-- start of Recorded information --
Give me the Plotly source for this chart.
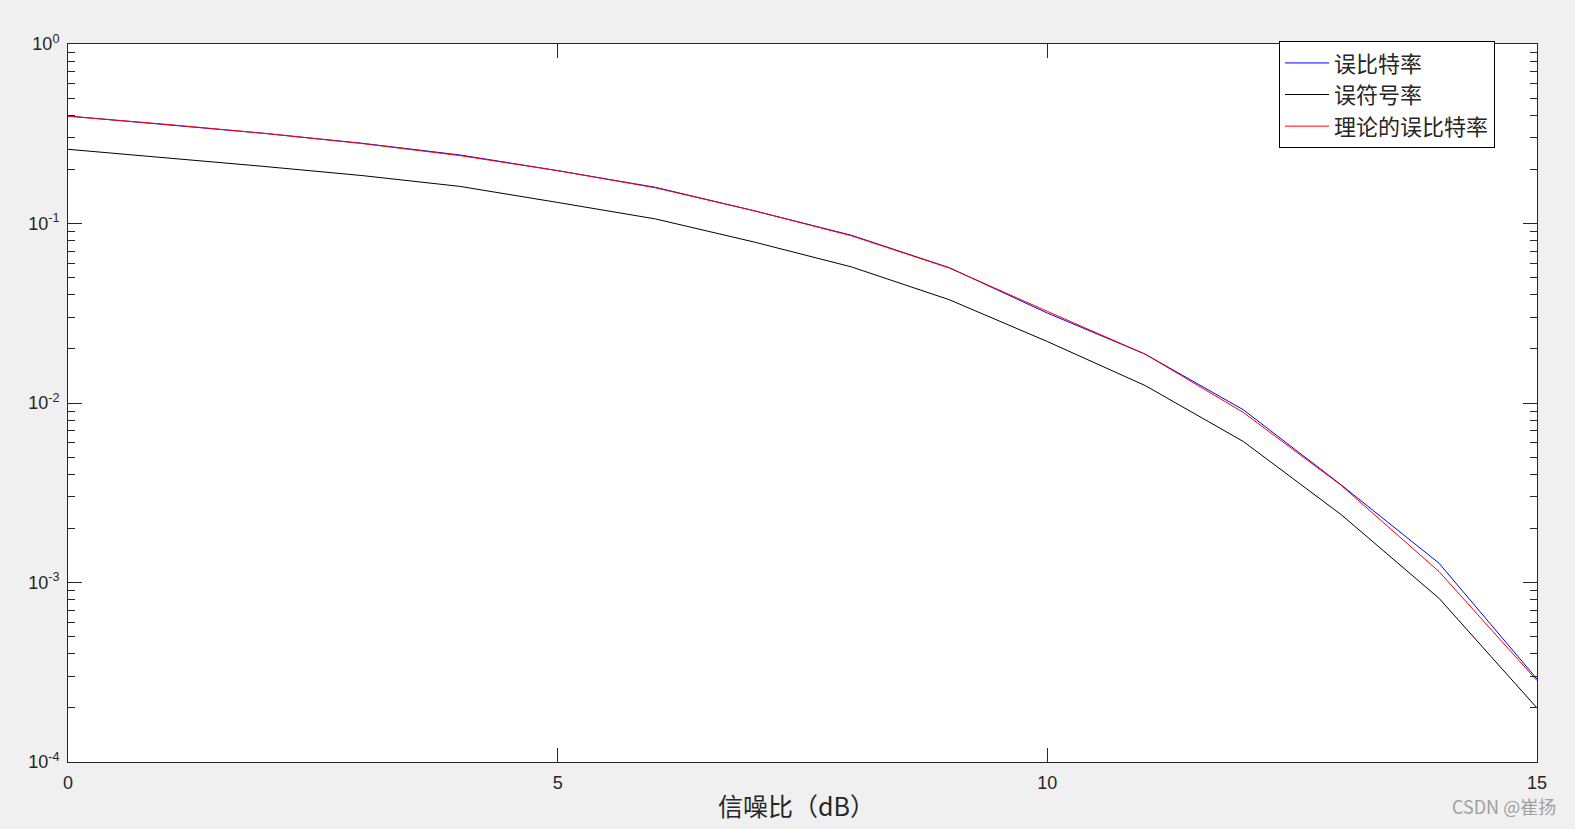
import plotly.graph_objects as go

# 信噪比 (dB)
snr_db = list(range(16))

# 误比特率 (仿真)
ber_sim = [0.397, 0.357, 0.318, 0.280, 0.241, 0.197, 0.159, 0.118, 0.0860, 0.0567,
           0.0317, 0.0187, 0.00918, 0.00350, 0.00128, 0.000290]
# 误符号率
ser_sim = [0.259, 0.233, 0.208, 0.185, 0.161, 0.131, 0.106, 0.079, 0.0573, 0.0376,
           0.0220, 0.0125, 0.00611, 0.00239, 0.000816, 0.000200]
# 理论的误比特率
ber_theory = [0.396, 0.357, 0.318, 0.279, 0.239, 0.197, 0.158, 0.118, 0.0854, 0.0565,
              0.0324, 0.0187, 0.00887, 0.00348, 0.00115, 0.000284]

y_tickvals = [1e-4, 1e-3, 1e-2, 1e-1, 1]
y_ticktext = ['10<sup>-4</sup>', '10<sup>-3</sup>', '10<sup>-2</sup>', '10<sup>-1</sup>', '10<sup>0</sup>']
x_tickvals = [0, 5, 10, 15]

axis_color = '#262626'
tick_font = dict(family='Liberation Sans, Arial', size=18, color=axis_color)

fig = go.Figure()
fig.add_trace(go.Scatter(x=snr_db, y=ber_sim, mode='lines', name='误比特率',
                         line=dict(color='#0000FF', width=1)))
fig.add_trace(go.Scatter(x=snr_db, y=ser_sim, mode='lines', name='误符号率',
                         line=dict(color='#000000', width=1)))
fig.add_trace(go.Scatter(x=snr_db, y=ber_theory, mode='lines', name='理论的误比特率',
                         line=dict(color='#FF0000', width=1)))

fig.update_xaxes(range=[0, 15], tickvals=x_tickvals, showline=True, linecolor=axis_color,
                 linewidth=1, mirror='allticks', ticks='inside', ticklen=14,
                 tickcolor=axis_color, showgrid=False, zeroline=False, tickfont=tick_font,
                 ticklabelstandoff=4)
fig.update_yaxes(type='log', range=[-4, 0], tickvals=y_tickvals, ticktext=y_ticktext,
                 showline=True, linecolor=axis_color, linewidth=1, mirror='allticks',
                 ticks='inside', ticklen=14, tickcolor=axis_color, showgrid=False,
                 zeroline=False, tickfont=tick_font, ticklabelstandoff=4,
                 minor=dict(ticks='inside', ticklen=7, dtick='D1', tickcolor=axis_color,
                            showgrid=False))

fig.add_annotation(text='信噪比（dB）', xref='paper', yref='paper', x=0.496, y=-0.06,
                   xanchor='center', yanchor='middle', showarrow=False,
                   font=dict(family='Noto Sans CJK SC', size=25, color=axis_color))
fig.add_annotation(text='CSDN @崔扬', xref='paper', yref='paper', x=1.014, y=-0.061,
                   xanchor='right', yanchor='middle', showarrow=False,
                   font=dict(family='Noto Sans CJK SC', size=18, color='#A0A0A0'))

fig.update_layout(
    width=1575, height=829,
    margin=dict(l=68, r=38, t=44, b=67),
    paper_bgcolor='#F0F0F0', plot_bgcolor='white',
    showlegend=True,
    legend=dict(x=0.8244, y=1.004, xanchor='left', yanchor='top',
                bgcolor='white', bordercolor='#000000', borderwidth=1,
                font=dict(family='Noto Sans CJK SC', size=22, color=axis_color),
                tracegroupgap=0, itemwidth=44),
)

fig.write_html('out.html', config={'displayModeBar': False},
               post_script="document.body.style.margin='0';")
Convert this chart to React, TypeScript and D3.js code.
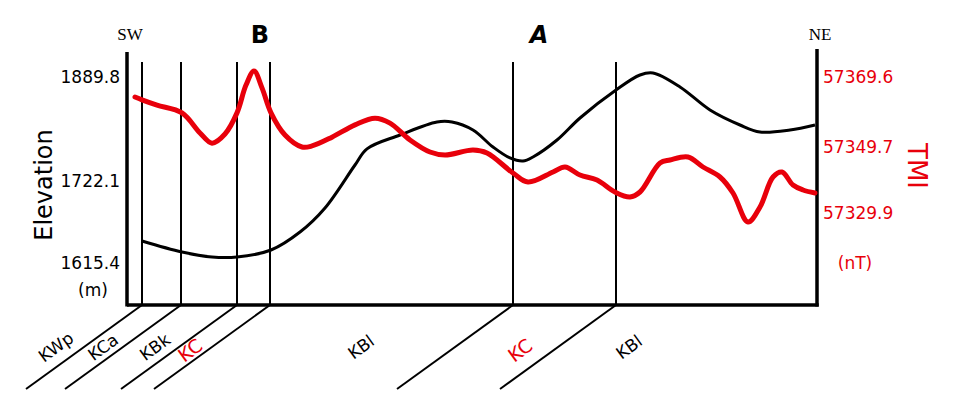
-- end of Recorded information --
To do:
Pictures excluded, repeat the records exactly from their opening line through the line containing "line=dict(color='#FF0000', width=1)))".

The solution:
Give me the Plotly source for this chart.
import plotly.graph_objects as go

# 信噪比 (dB)
snr_db = list(range(16))

# 误比特率 (仿真)
ber_sim = [0.397, 0.357, 0.318, 0.280, 0.241, 0.197, 0.159, 0.118, 0.0860, 0.0567,
           0.0317, 0.0187, 0.00918, 0.00350, 0.00128, 0.000290]
# 误符号率
ser_sim = [0.259, 0.233, 0.208, 0.185, 0.161, 0.131, 0.106, 0.079, 0.0573, 0.0376,
           0.0220, 0.0125, 0.00611, 0.00239, 0.000816, 0.000200]
# 理论的误比特率
ber_theory = [0.396, 0.357, 0.318, 0.279, 0.239, 0.197, 0.158, 0.118, 0.0854, 0.0565,
              0.0324, 0.0187, 0.00887, 0.00348, 0.00115, 0.000284]

y_tickvals = [1e-4, 1e-3, 1e-2, 1e-1, 1]
y_ticktext = ['10<sup>-4</sup>', '10<sup>-3</sup>', '10<sup>-2</sup>', '10<sup>-1</sup>', '10<sup>0</sup>']
x_tickvals = [0, 5, 10, 15]

axis_color = '#262626'
tick_font = dict(family='Liberation Sans, Arial', size=18, color=axis_color)

fig = go.Figure()
fig.add_trace(go.Scatter(x=snr_db, y=ber_sim, mode='lines', name='误比特率',
                         line=dict(color='#0000FF', width=1)))
fig.add_trace(go.Scatter(x=snr_db, y=ser_sim, mode='lines', name='误符号率',
                         line=dict(color='#000000', width=1)))
fig.add_trace(go.Scatter(x=snr_db, y=ber_theory, mode='lines', name='理论的误比特率',
                         line=dict(color='#FF0000', width=1)))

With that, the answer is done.